President Donald Trump defended his immigration executive order on Wednesday as necessary for the nation’s security in a speech to law enforcement officers in which he criticized U.S. courts as being political.
A three-judge panel of the San Francisco-based 9th U.S. Circuit Court of Appeals on Tuesday heard arguments on President Trump administration’s challenge to a lower court order putting his temporary travel ban on hold. The appeals court is expected to issue a ruling as soon as Wednesday.
“I don’t ever want to call a court biased,” President Trump told a few hundred police chiefs and sheriffs from major cities at a meeting in Washington. “So I won’t call it biased. And we haven’t had a decision yet. But courts seem to be so political. And it would be so great for our justice system if they would be able to read the statement and do what’s right.

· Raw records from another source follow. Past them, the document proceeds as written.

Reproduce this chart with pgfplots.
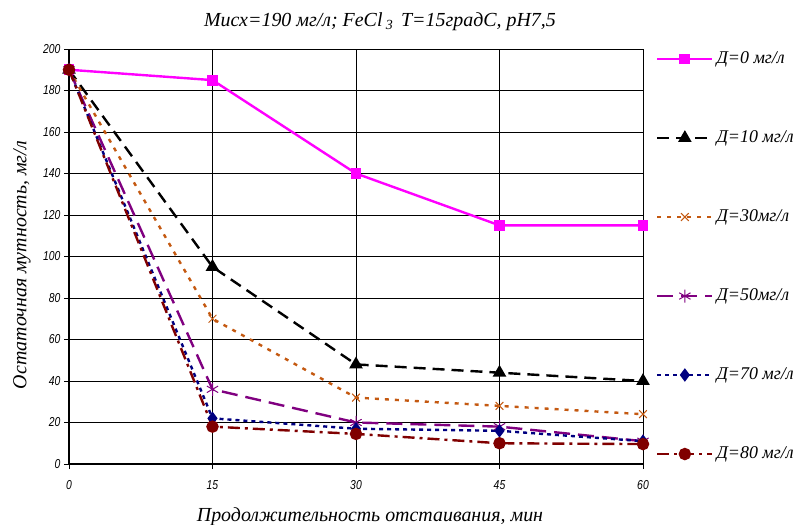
\documentclass[border=0pt]{standalone}
\usepackage{fontspec}
\setmainfont{Liberation Serif}
\newfontfamily\tickfont{Liberation Sans}[FakeStretch=0.8]
\usepackage{pgfplots}
\pgfplotsset{compat=1.18}
\definecolor{c0}{RGB}{255,0,255}
\definecolor{c30}{RGB}{196,89,17}
\definecolor{c50}{RGB}{128,0,128}
\definecolor{c70}{RGB}{0,0,128}
\definecolor{c80}{RGB}{128,0,0}
\begin{document}
\begin{tikzpicture}
\useasboundingbox (-69bp,-61bp) rectangle (732bp,464bp);
\begin{axis}[
  scale only axis, width=574bp, height=415bp,
  at={(0,0)}, anchor=south west,
  xmin=0, xmax=60, ymin=0, ymax=200,
  xtick={0,15,30,45,60}, ytick={0,20,...,200},
  grid=major, major grid style={black, line width=0.6bp},
  axis lines=left, axis line style={-, line width=1.3bp, black},
  tick align=outside, major tick length=5bp, tick style={black, line width=0.6bp},
  /pgf/number format/assume math mode=true,
  ticklabel style={font=\fontsize{13}{14}\selectfont\tickfont\itshape},
  xticklabel style={yshift=-8bp},
  legend cell align=left,
  legend style={draw=none, fill=none, inner sep=0pt, at={(1.0226,0.998)}, anchor=north west,
    row sep=61bp, column sep=2bp,
    nodes={inner sep=1bp, text height=12bp, text depth=4bp, font=\fontsize{18}{20}\selectfont\itshape}},
  legend image code/.code={\draw[mark repeat=2, mark phase=2] plot coordinates {(0bp,0bp) (27.5bp,0bp) (55bp,0bp)};},
]
\addplot[c0, line width=2.4bp, mark=square*, mark size=4.2bp, mark options={solid, fill=c0}]
  coordinates {(0,190) (15,185) (30,140) (45,115) (60,115)};
\addlegendentry{Д=0 мг/л}
\addplot[black, line width=2.4bp, dash pattern=on 12bp off 7bp, mark=triangle*, mark size=5.5bp, mark options={solid, fill=black}]
  coordinates {(0,190) (15,95) (30,48) (45,44) (60,40)};
\addlegendentry{Д=10 мг/л}
\addplot[c30, line width=2.4bp, dash pattern=on 4bp off 6bp, mark=x, mark size=5.5bp, mark options={solid, line width=1bp}]
  coordinates {(0,190) (15,70) (30,32) (45,28) (60,24)};
\addlegendentry{Д=30мг/л}
\addplot[c50, line width=2.4bp, dash pattern=on 16bp off 8bp, mark=asterisk, mark size=6.5bp, mark options={solid, line width=1bp}]
  coordinates {(0,190) (15,36) (30,20) (45,18) (60,11)};
\addlegendentry{Д=50мг/л}
\addplot[c70, line width=2.4bp, dash pattern=on 4bp off 4bp, mark=diamond*, mark size=4.8bp, mark options={solid, fill=c70}]
  coordinates {(0,190) (15,22) (30,17) (45,16) (60,11)};
\addlegendentry{Д=70 мг/л}
\addplot[c80, line width=2.4bp, dash pattern=on 12bp off 5bp on 3bp off 5bp, mark=*, mark size=5bp, mark options={solid, fill=c80}]
  coordinates {(0,190) (15,18) (30,14.5) (45,10) (60,9.6)};
\addlegendentry{Д=80 мг/л}
\end{axis}
\node[font=\fontsize{20}{22}\selectfont\itshape] at (311bp,442bp) {Мисх=190 мг/л; FeCl\,\raisebox{-0.35ex}{\fontsize{14}{15}\selectfont 3}\, T=15градС, pH7,5};
\node[font=\fontsize{20}{22}\selectfont\itshape] at (301bp,-53bp) {Продолжительность отстаивания, мин};
\node[font=\fontsize{20}{22}\selectfont\itshape, rotate=90] at (-47bp,199bp) {Остаточная мутность, мг/л};
\end{tikzpicture}
\end{document}
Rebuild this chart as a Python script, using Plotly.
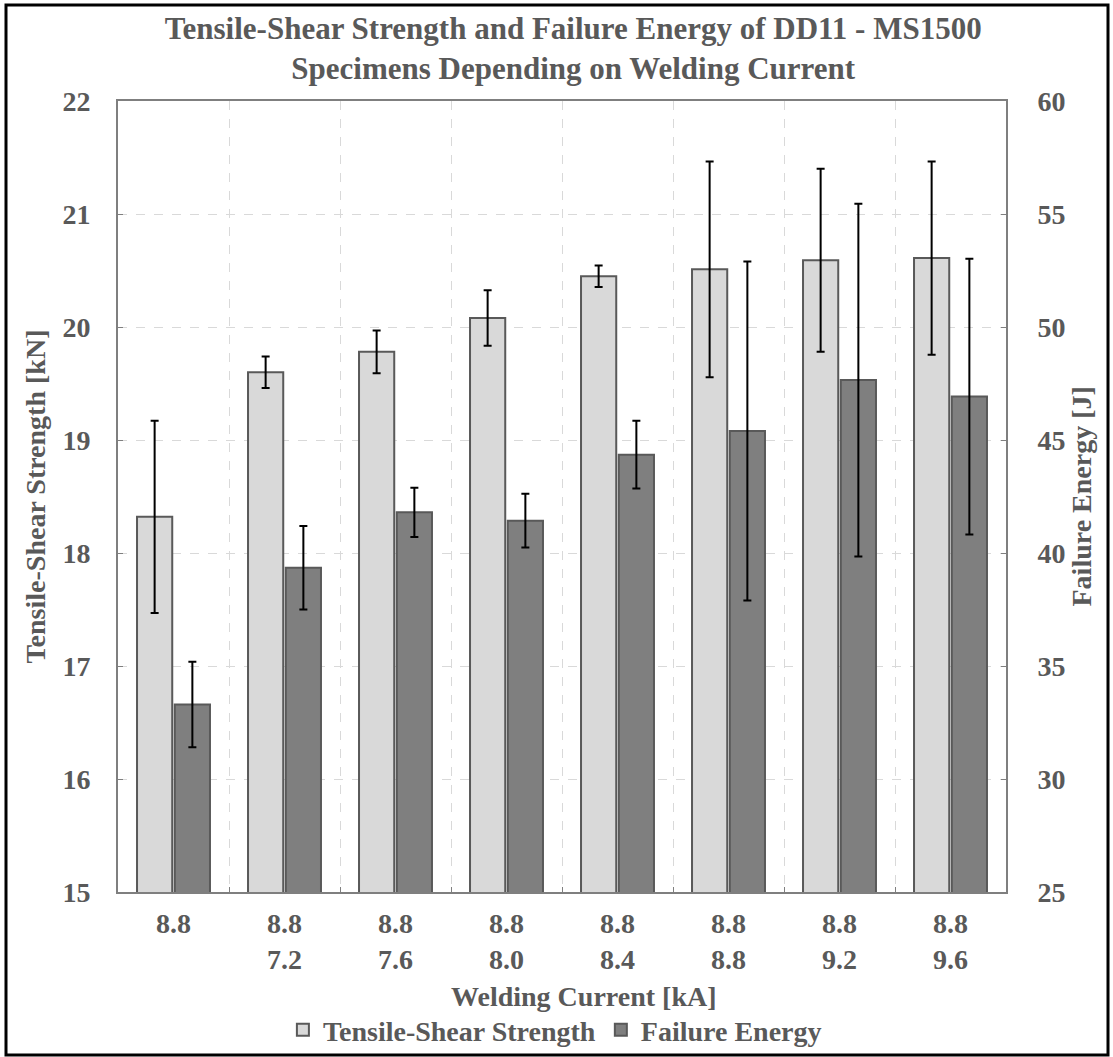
import plotly.graph_objects as go

# Welding current schedule per specimen group (pre-pulse / main pulse, kA)
categories = ["8.8", "8.8<br>7.2", "8.8<br>7.6", "8.8<br>8.0",
              "8.8<br>8.4", "8.8<br>8.8", "8.8<br>9.2", "8.8<br>9.6"]

# Tensile-shear strength [kN] with standard deviation
strength = [18.32, 19.60, 19.78, 20.08, 20.45, 20.51, 20.59, 20.61]
strength_err = [0.85, 0.14, 0.19, 0.245, 0.095, 0.955, 0.81, 0.855]

# Failure energy [J] with standard deviation
energy = [33.3, 39.35, 41.8, 41.43, 44.35, 45.4, 47.65, 46.92]
energy_err = [1.89, 1.85, 1.09, 1.19, 1.5, 7.5, 7.8, 6.1]

FONT = "Liberation Serif"
TXT = "#595959"

fig = go.Figure()
fig.add_trace(go.Bar(
    x=categories, y=strength, name="<b>Tensile-Shear Strength</b>",
    marker=dict(color="#d9d9d9", line=dict(color="#595959", width=2)),
    error_y=dict(type="data", array=strength_err, color="black", thickness=2, width=4),
    offsetgroup="a", alignmentgroup="g", yaxis="y",
))
fig.add_trace(go.Bar(
    x=categories, y=energy, name="<b>Failure Energy</b>",
    marker=dict(color="#7f7f7f", line=dict(color="#595959", width=2)),
    error_y=dict(type="data", array=energy_err, color="black", thickness=2, width=4),
    offsetgroup="b", alignmentgroup="g", yaxis="y2",
))

axis_font = dict(family=FONT, size=28, color=TXT)

fig.update_layout(
    width=1113, height=1057,
    margin=dict(l=118, r=107, t=101, b=165, autoexpand=False),
    paper_bgcolor="white", plot_bgcolor="white",
    font=dict(family=FONT, color=TXT),
    barmode="group", bargap=0.32, bargroupgap=0.067,
    title=dict(
        text="<b>Tensile-Shear Strength and Failure Energy of DD11 - MS1500<br>"
             "Specimens Depending on Welding Current</b>",
        font=dict(family=FONT, size=31, color=TXT),
        x=0.515, xanchor="center", xref="container",
        y=1 - 39 / 1057, yanchor="middle", yref="container",
    ),
    xaxis=dict(
        type="category", tickson="boundaries",
        showgrid=True, gridcolor="#d9d9d9", griddash="dash", gridwidth=1,
        ticks="inside", ticklen=5, tickcolor="#7f7f7f",
        showline=True, linecolor="#7f7f7f", linewidth=2, mirror=True,
        tickfont=axis_font, ticklabelstandoff=5,
        tickprefix="<b>", ticksuffix="</b>",
    ),
    yaxis=dict(
        range=[15, 22], dtick=1,
        showgrid=True, gridcolor="#d9d9d9", griddash="dash", gridwidth=1,
        ticks="inside", ticklen=5, tickcolor="#7f7f7f",
        showline=True, linecolor="#7f7f7f", linewidth=2, mirror=True,
        tickfont=axis_font, ticklabelstandoff=20,
        tickprefix="<b>", ticksuffix="</b>", zeroline=False,
    ),
    yaxis2=dict(
        range=[25, 60], dtick=5, overlaying="y", side="right",
        showgrid=False, ticks="inside", ticklen=5, tickcolor="#7f7f7f",
        showline=True, linecolor="#7f7f7f", linewidth=2,
        tickfont=axis_font, ticklabelstandoff=24,
        tickprefix="<b>", ticksuffix="</b>", zeroline=False,
    ),
    legend=dict(
        orientation="h", x=0.492, xanchor="center",
        y=(892 - 1030) / 791, yanchor="middle",
        font=dict(family=FONT, size=28, color=TXT),
        itemwidth=30, tracegroupgap=0, bgcolor="rgba(0,0,0,0)",
    ),
    showlegend=True,
)

# Axis titles
fig.add_annotation(
    text="<b>Welding Current [kA]</b>", xref="paper", yref="paper",
    x=(584 - 118) / 888, y=(892 - 996) / 791, showarrow=False,
    font=dict(family=FONT, size=28, color=TXT), xanchor="center", yanchor="middle",
)
fig.add_annotation(
    text="<b>Tensile-Shear Strength [kN]</b>", xref="paper", yref="paper",
    x=(35 - 118) / 888, y=0.5, showarrow=False, textangle=-90,
    font=dict(family=FONT, size=28, color=TXT), xanchor="center", yanchor="middle",
)
fig.add_annotation(
    text="<b>Failure Energy [J]</b>", xref="paper", yref="paper",
    x=(1081 - 118) / 888, y=0.5, showarrow=False, textangle=-90,
    font=dict(family=FONT, size=28, color=TXT), xanchor="center", yanchor="middle",
)

# Outer frame around the whole figure
fig.add_shape(
    type="rect", xref="paper", yref="paper",
    x0=(6 - 118) / 888, x1=(1108 - 118) / 888,
    y0=(892 - 1055) / 791, y1=(892 - 5) / 791,
    line=dict(color="black", width=3), fillcolor="rgba(0,0,0,0)", layer="below",
)

fig.write_html("out.html")
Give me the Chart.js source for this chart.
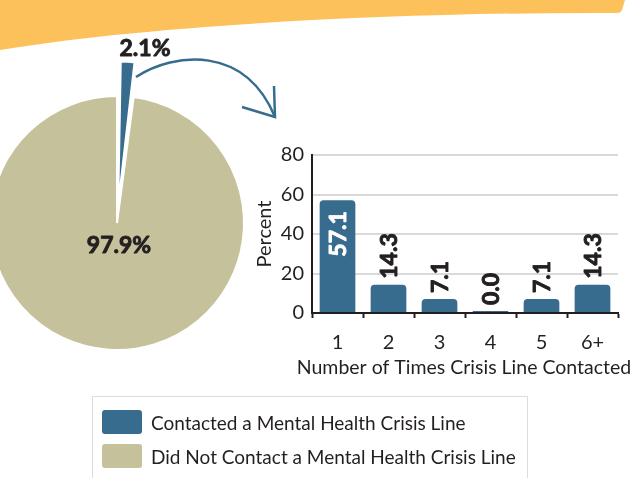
<!DOCTYPE html>
<html>
<head>
<meta charset="utf-8">
<script src="https://cdn.jsdelivr.net/npm/chart.js@4/dist/chart.umd.min.js"></script>
<style>
  html, body { margin: 0; padding: 0; background: #ffffff; }
  body { width: 639px; height: 478px; overflow: hidden; position: relative; font-family: Lato, "Noto Sans", sans-serif; color: #231f20; }
  #banner { position: absolute; left: 0; top: 0; }
  #pieWrap { position: absolute; left: -73px; top: 33px; width: 380px; height: 380px; }
  #barWrap { position: absolute; left: 240px; top: 130px; width: 399px; height: 250px; }
  #arrow { position: absolute; left: 0; top: 0; }
  #legend { position: absolute; left: 92px; top: 396px; width: 436px; height: 100px; border: 1.5px solid #dcdcdc; box-sizing: border-box; }
  .item { position: absolute; left: 9px; height: 24px; display: flex; align-items: center; font-size: 19px; white-space: nowrap; }
  .sw { width: 40px; height: 24px; border-radius: 3px; margin-right: 9px; flex: none; }
</style>
</head>
<body>
<svg id="banner" width="639" height="60">
  <path d="M0,0 L625,0 L622,10 Q621,13 617,13 C400,12 150,25 0,50 Z" fill="#FDC15B"/>
</svg>
<div id="pieWrap"><canvas id="pie" width="380" height="380"></canvas></div>
<svg id="arrow" width="639" height="140">
  <path d="M136,77 C175,52 245,45 275,117" fill="none" stroke="#376C8F" stroke-width="2.5"/>
  <path d="M242,107 L275,117 L274,86" fill="none" stroke="#376C8F" stroke-width="2.5" stroke-linejoin="miter"/>
</svg>
<div id="barWrap"><canvas id="bar" width="399" height="250"></canvas></div>
<div id="legend"></div>
<script>
// ---- data ----
const pieLabels = ['Contacted a Mental Health Crisis Line', 'Did Not Contact a Mental Health Crisis Line'];
const pieValues = [2.1, 97.9];
const pieColors = ['#376C8F', '#C5C19B'];

const barCategories = ['1', '2', '3', '4', '5', '6+'];
const barValues = [57.1, 14.3, 7.1, 0.0, 7.1, 14.3];
const yTicks = [0, 20, 40, 60, 80];

const xTitle = 'Number of Times Crisis Line Contacted';
const yTitle = 'Percent';

const DARK = '#231f20';
const FONT = 'Lato, "Noto Sans", sans-serif';
const SLICE_OFFSET = 74;

function heavyText(ctx, txt, x, y, color) {
  ctx.fillStyle = color;
  ctx.strokeStyle = color;
  ctx.lineWidth = 0.9;
  ctx.lineJoin = 'round';
  ctx.strokeText(txt, x, y);
  ctx.fillText(txt, x, y);
}

// ---- legend (HTML) ----
const legend = document.getElementById('legend');
pieLabels.forEach((lab, i) => {
  const d = document.createElement('div');
  d.className = 'item';
  d.style.top = (13 + i * 34) + 'px';
  const s = document.createElement('span');
  s.className = 'sw';
  s.style.background = pieColors[i];
  const t = document.createElement('span');
  t.textContent = lab;
  d.appendChild(s); d.appendChild(t);
  legend.appendChild(d);
});

// ---- pie ----
const pieLabelPlugin = {
  id: 'pieLabels',
  afterDatasetsDraw(chart) {
    const ctx = chart.ctx;
    const meta = chart.getDatasetMeta(0);
    const ds = chart.data.datasets[0];
    ctx.save();
    ctx.font = 'bold 23px ' + FONT;
    ctx.textAlign = 'center';
    ctx.textBaseline = 'middle';
    const a0 = meta.data[0];
    const a1 = meta.data[1];
    heavyText(ctx, ds.data[0].toFixed(1) + '%', a0.x + 28, a0.y - a0.outerRadius - 47, DARK);
    heavyText(ctx, ds.data[1].toFixed(1) + '%', a1.x + 2, a1.y + 23, DARK);
    ctx.restore();
  }
};

new Chart(document.getElementById('pie'), {
  type: 'pie',
  data: {
    labels: pieLabels,
    datasets: [{
      data: pieValues,
      backgroundColor: pieColors,
      borderColor: '#ffffff',
      borderWidth: 2,
      offset: [SLICE_OFFSET, 0],
      hoverOffset: 0
    }]
  },
  options: {
    responsive: false,
    animation: false,
    events: [],
    radius: 127,
    layout: { padding: 0 },
    plugins: { legend: { display: false }, tooltip: { enabled: false } }
  },
  plugins: [pieLabelPlugin]
});

// ---- bar ----
const barLabelPlugin = {
  id: 'barLabels',
  afterDatasetsDraw(chart) {
    const ctx = chart.ctx;
    const meta = chart.getDatasetMeta(0);
    const ds = chart.data.datasets[0];
    const area = chart.chartArea;
    ctx.save();
    ctx.font = 'bold 23px ' + FONT;
    ctx.textBaseline = 'middle';
    meta.data.forEach((bar, i) => {
      const v = ds.data[i];
      const txt = v.toFixed(1);
      ctx.save();
      let color;
      if (v > 40) {
        ctx.translate(bar.x, bar.y + 11);
        ctx.rotate(-Math.PI / 2);
        ctx.textAlign = 'right';
        color = '#ffffff';
      } else {
        ctx.translate(bar.x, Math.min(bar.y, chart.scales.y.getPixelForValue(0) - 2) - 6);
        ctx.rotate(-Math.PI / 2);
        ctx.textAlign = 'left';
        color = DARK;
      }
      heavyText(ctx, txt, 0, 1, color);
      ctx.restore();
    });
    // x-axis title (drawn without width compression)
    ctx.font = '19.5px ' + FONT;
    ctx.fillStyle = DARK;
    ctx.textAlign = 'center';
    ctx.textBaseline = 'middle';
    ctx.fillText(xTitle, (area.left + area.right) / 2 - 1, area.bottom + 55);
    ctx.restore();
  }
};

new Chart(document.getElementById('bar'), {
  type: 'bar',
  data: {
    labels: barCategories,
    datasets: [{
      data: barValues,
      backgroundColor: pieColors[0],
      borderRadius: 4,
      borderSkipped: 'bottom',
      categoryPercentage: 1,
      barPercentage: 0.7,
      minBarLength: 2
    }]
  },
  options: {
    responsive: false,
    animation: false,
    events: [],
    layout: { padding: { top: 25, right: 21, left: 0, bottom: 0 } },
    plugins: { legend: { display: false }, tooltip: { enabled: false } },
    scales: {
      x: {
        afterFit(s) { s.height = 67; },
        grid: { display: true, drawOnChartArea: false, drawTicks: true, tickLength: 5, tickColor: DARK, tickWidth: 2, offset: true },
        border: { display: true, color: DARK, width: 2 },
        ticks: { color: DARK, font: { family: FONT, size: 20 }, padding: 13 },
        title: { display: false }
      },
      y: {
        min: 0, max: 80,
        afterFit(s) { s.width = 72; },
        afterBuildTicks(s) { s.ticks = yTicks.map(v => ({ value: v })); },
        grid: { color: '#d9d9d9', lineWidth: 2, drawTicks: false },
        border: { display: true, color: DARK, width: 2 },
        ticks: { color: DARK, font: { family: FONT, size: 20 }, padding: 8 },
        title: { display: true, text: yTitle, color: DARK, font: { family: FONT, size: 20 }, padding: { top: 13, bottom: 0 } }
      }
    }
  },
  plugins: [barLabelPlugin]
});
</script>
</body>
</html>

“I think it’s a sad day. I think our security’s at risk today,” President Trump said.
The appeals court must decide if President Trump acted within his authority or whether his directive was tantamount to a discriminatory ban targeting Muslims. The appeals court judges questioned whether the directive improperly targeted people because of their religion.
“If these judges wanted to, in my opinion, help the court in terms of respect for the court, they’d do what they should be doing,” the president said.
Last week, President Trump labeled the judge who put his directive on hold, U.S. District Judge James Robart of Seattle, who was appointed by Republican President George W. Bush, a “so-called judge.”
In a Twitter post earlier on Wednesday, President Trump wrote, “If the U.S. does not win this case as it so obviously should, we can never have the security and safety to which we are entitled. Politics!”
During an oral argument lasting more than an hour on Tuesday, the appeals court panel in San Francisco pressed an administration lawyer over whether President Trump administration’s national security argument was backed by evidence that people from the seven countries posed a danger.
At the meeting with law enforcement officials, President Trump read from the law he used to justify the travel ban, quoting it in fragments and sprinkling bits of interpretation in between. He said the law clearly allowed a president to suspend entry of any class of people if he determines they would be a detriment to national security.
“A bad high school student would understand this,” President Trump said. “Anybody would understand this.”
Judge Richard Clifton, who was appointed to the bench by Bush, posed equally tough questions for a lawyer representing Minnesota and Washington states, which are challenging the ban.